WHISTLER Welcome to Sea to Sky Country
By David Burke / Images By Joern Rohde
If this is your first visit, you’ll have noticed the Herculean landscape in what’s known as the Sea to Sky Corridor. Driving up Highway 99 from Vancouver, you travel along the shores of Howe Sound, through Squamish and past its most distinctive landmark, the granite monolith known as the Stawamus Chief. North of Whistler, the imposing face of snow-capped Mount Currie looms like a sentinel over the picturesque and fertile Pemberton Valley.
Whistler boasts the longest ski and snowboard season in North America, keeping powderhounds happy from November to July. Some 3 million guests flock to the resort each year, staying in lodgings ranging from cozy and rustic to upscale and luxurious. The diversity of shops, restaurants, galleries, watering holes, and activities here is second to none.
During the past few years, WB’s parent company, Vail Resorts, has added new infrastructure to complement the mountains’ incomparable 8,171 acres (3,306 hectares) of skiable terrain. In 2018, the addition of the Blackcomb Gondola gave WB the distinction of having the world’s first three-gondola, continuous connection (along with the Peak 2 Peak and Whistler Mountain gondolas). For the 2022-’23 ski season, a new, 10-person Creekside Gondola and a new “six-pack” high-speed lift Big Red Express have been added on Whistler Mountain, with more lift upgrades planned for the 2023-’24 season.
The Sea to Sky Corridor is on the unceded territories of the Squamish and Lil’wat Nations, whose traditional lands overlap in the Whistler area. For millennia before the arrival of the first Europeans, the Whistler area was frequented by the coastal Squamish and interior Lil’wat peoples for hunting, berry picking and vision quests. The vibrant lifestyles, art and cultures of the two neighbouring First Nations are showcased at the renowned Squamish Lil’wat Cultural Centre on Lorimer Road.
The community — then known as Alta Lake — became known as a summertime fishing resort when Alex and Myrtle Philip opened Rainbow Lodge in 1914. In 1960, Norwegian immigrant Franz Wilhelmsen arrived in the area with a group of business partners, looking to build a ski resort that could be part of a bid for the 1968 Winter Olympics. Whistler Mountain opened to skiers in 1966, and while that Olympic bid was unsuccessful, Wilhelmsen’s dream of hosting the Games came to fruition in 2010.

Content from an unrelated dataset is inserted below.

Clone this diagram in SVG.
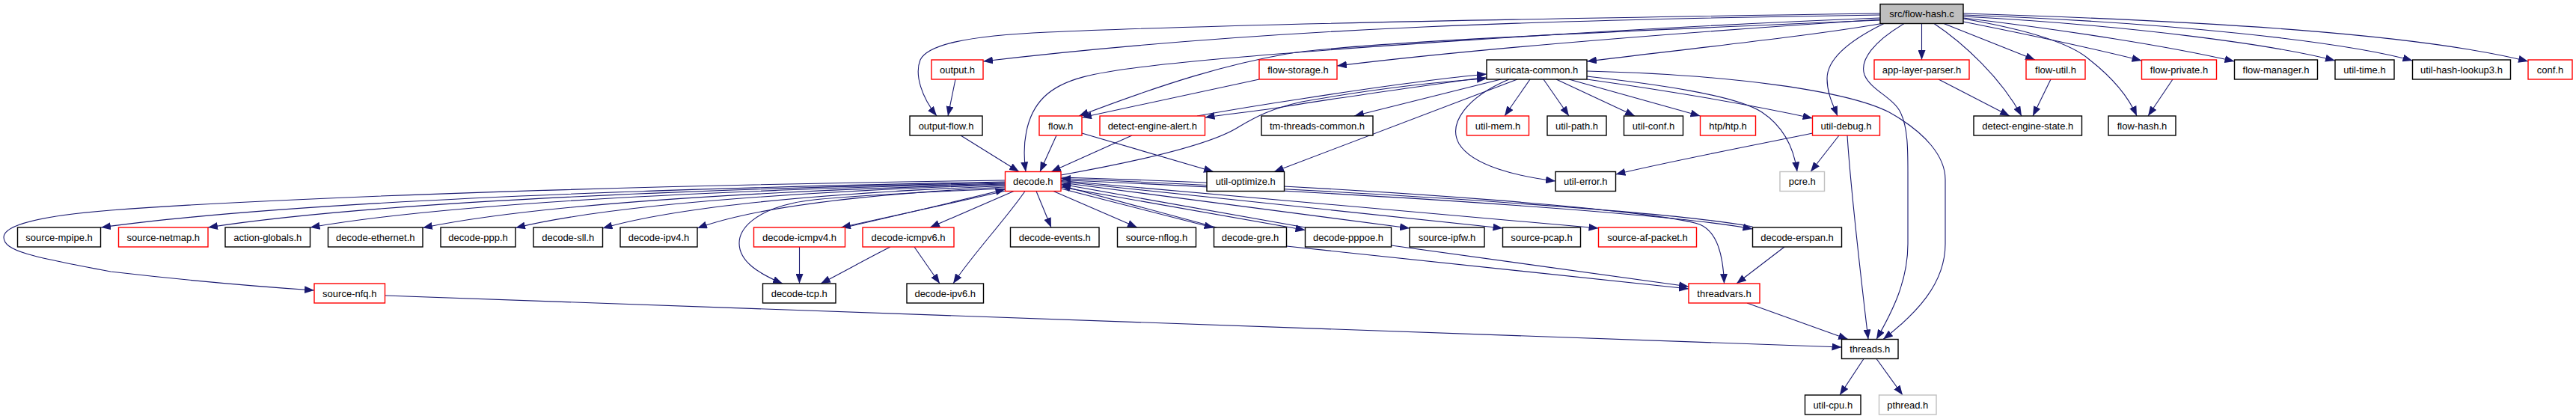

During the Games, Whistler hosted alpine skiing at the original Whistler Mountain base area at Creekside; bobsleigh, skeleton and luge athletes slid for gold at the Whistler Sliding Centre; and cross-country skiing, biathlon, ski jumping and Nordic combined took place at Whistler Olympic Park (WOP), about 15 kilometres southwest of town.
Several sets of Olympic rings and “inukshuks” — Inuit-inspired symbols of welcome used during the Games — can be found in the resort. At Whistler Olympic Plaza, where the medal ceremonies occurred in 2010, you’ll also find one of the cauldrons from which the Olympic and Paralympic flames burned brightly and a display showing all the Games medal winners. The plaza is a great place to hang out, skate on its outdoor rink, and enjoy the offerings of nearby cafés and eateries.
Opened in 2016, the Audain Art Museum features both visiting and permanent exhibitions of world-class art, including one of the world’s best collections of Northwest Coast Native art. The Audain’s opening only added to Whistler’s reputation as a destination for art lovers, adding to the richness of the resort’s many and diverse private galleries.
Looking to relax and rejuvenate after the day’s adventures? Whistler boasts a wide variety of spas, offering treatments and experiences that aim to leave you feeling hale and hearty headed into the next day’s activities.
With so much to see and do here, you’ll want to be sure your phone or camera has sufficient space to capture the countless memories to be made. It’s likely that by the end of your Whistler visit, you’ll agree with the millions of others who’ve found that when it comes to winter fun, there’s no more magical place to be.